__RAW DATA__.
◆ ◆ ◆ ◆ ◆ ◆ ◆
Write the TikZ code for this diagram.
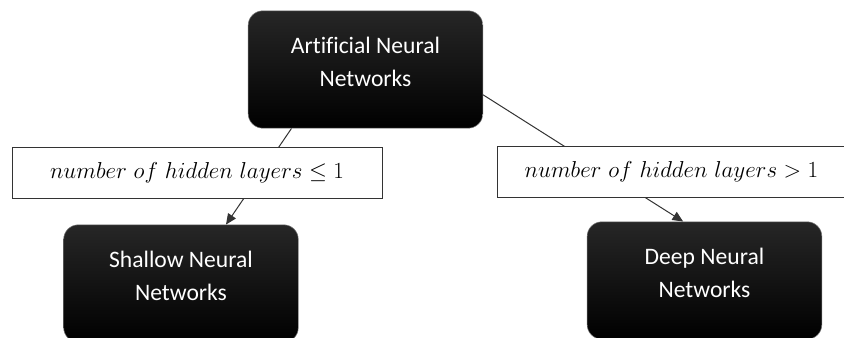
\documentclass[tikz,border=0pt]{standalone}
\usepackage{fontspec}
\newfontfamily\calibri[Ligatures=NoCommon]{Carlito}
\usetikzlibrary{arrows.meta,calc,positioning}
\pgfdeclarelayer{background}
\pgfsetlayers{background,main}

\begin{document}
\begin{tikzpicture}
  [
    x = 0.75pt,
    y = -0.75pt,
    net/.style = {
      draw = black!55,
      rounded corners = 11pt,
      top color = black!85,
      middle color = black,
      bottom color = black,
      text = white,
      font = \calibri\fontsize{17.7}{25}\selectfont,
      align = center,
      minimum width = 176pt,
      minimum height = 88pt,
      text depth = 12pt,
      inner sep = 0pt,
    },
    cond/.style = {
      draw = black!80,
      fill = white,
      minimum height = 38pt,
      inner sep = 0pt,
      font = \fontsize{17}{20}\selectfont,
    },
    link/.style = {
      black!80,
      line width = 0.75pt,
    },
    > = {Triangle[length=8pt,width=7pt]},
  ]

  \useasboundingbox (0,0) rectangle (844,338);

  \node (ann) [net] at (365.5, 69.5) {Artificial Neural\\Networks};
  \node (shallow) [net] at (181, 283.5) {Shallow Neural\\Networks};
  \node (deep) [net] at (704.5, 280.5) {Deep Neural\\Networks};

  \node (fewer) [cond, minimum width=277.5pt] at (197, 172.5)
    {$number\ of\ hidden\ layers \leq 1$};
  \node (more) [cond, minimum width=261pt] at (671.5, 171.5)
    {$number\ of\ hidden\ layers > 1$};

  \begin{pgfonlayer}{background}
    \draw [link,->] ([xshift=-55.5pt] ann.south) -- ([xshift=33.75pt] shallow.north);
    \draw [link,->] ([yshift=-19pt] ann.east) -- ([xshift=-16pt] deep.north);
  \end{pgfonlayer}

\end{tikzpicture}
\end{document}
◆ ◆ ◆ ◆ ◆ ◆ ◆
__EXERCISE DESCRIPTION__.
Repeat the material above verbatim. Leave the pictures behind.

__THE SOLUTION__.
Write the TikZ code for this diagram.
\documentclass[tikz,border=0pt]{standalone}
\usepackage{fontspec}
\newfontfamily\calibri[Ligatures=NoCommon]{Carlito}
\usetikzlibrary{arrows.meta,calc,positioning}
\pgfdeclarelayer{background}
\pgfsetlayers{background,main}

\begin{document}
\begin{tikzpicture}
  [
    x = 0.75pt,
    y = -0.75pt,
    net/.style = {
      draw = black!55,
      rounded corners = 11pt,
      top color = black!85,
      middle color = black,
      bottom color = black,
      text = white,
      font = \calibri\fontsize{17.7}{25}\selectfont,
      align = center,
      minimum width = 176pt,
      minimum height = 88pt,
      text depth = 12pt,
      inner sep = 0pt,
    },
    cond/.style = {
      draw = black!80,
      fill = white,
      minimum height = 38pt,
      inner sep = 0pt,
      font = \fontsize{17}{20}\selectfont,
    },
    link/.style = {
      black!80,
      line width = 0.75pt,
    },
    > = {Triangle[length=8pt,width=7pt]},
  ]

  \useasboundingbox (0,0) rectangle (844,338);

  \node (ann) [net] at (365.5, 69.5) {Artificial Neural\\Networks};
  \node (shallow) [net] at (181, 283.5) {Shallow Neural\\Networks};
  \node (deep) [net] at (704.5, 280.5) {Deep Neural\\Networks};

  \node (fewer) [cond, minimum width=277.5pt] at (197, 172.5)
    {$number\ of\ hidden\ layers \leq 1$};
  \node (more) [cond, minimum width=261pt] at (671.5, 171.5)
    {$number\ of\ hidden\ layers > 1$};

  \begin{pgfonlayer}{background}
    \draw [link,->] ([xshift=-55.5pt] ann.south) -- ([xshift=33.75pt] shallow.north);
    \draw [link,->] ([yshift=-19pt] ann.east) -- ([xshift=-16pt] deep.north);
  \end{pgfonlayer}

\end{tikzpicture}
\end{document}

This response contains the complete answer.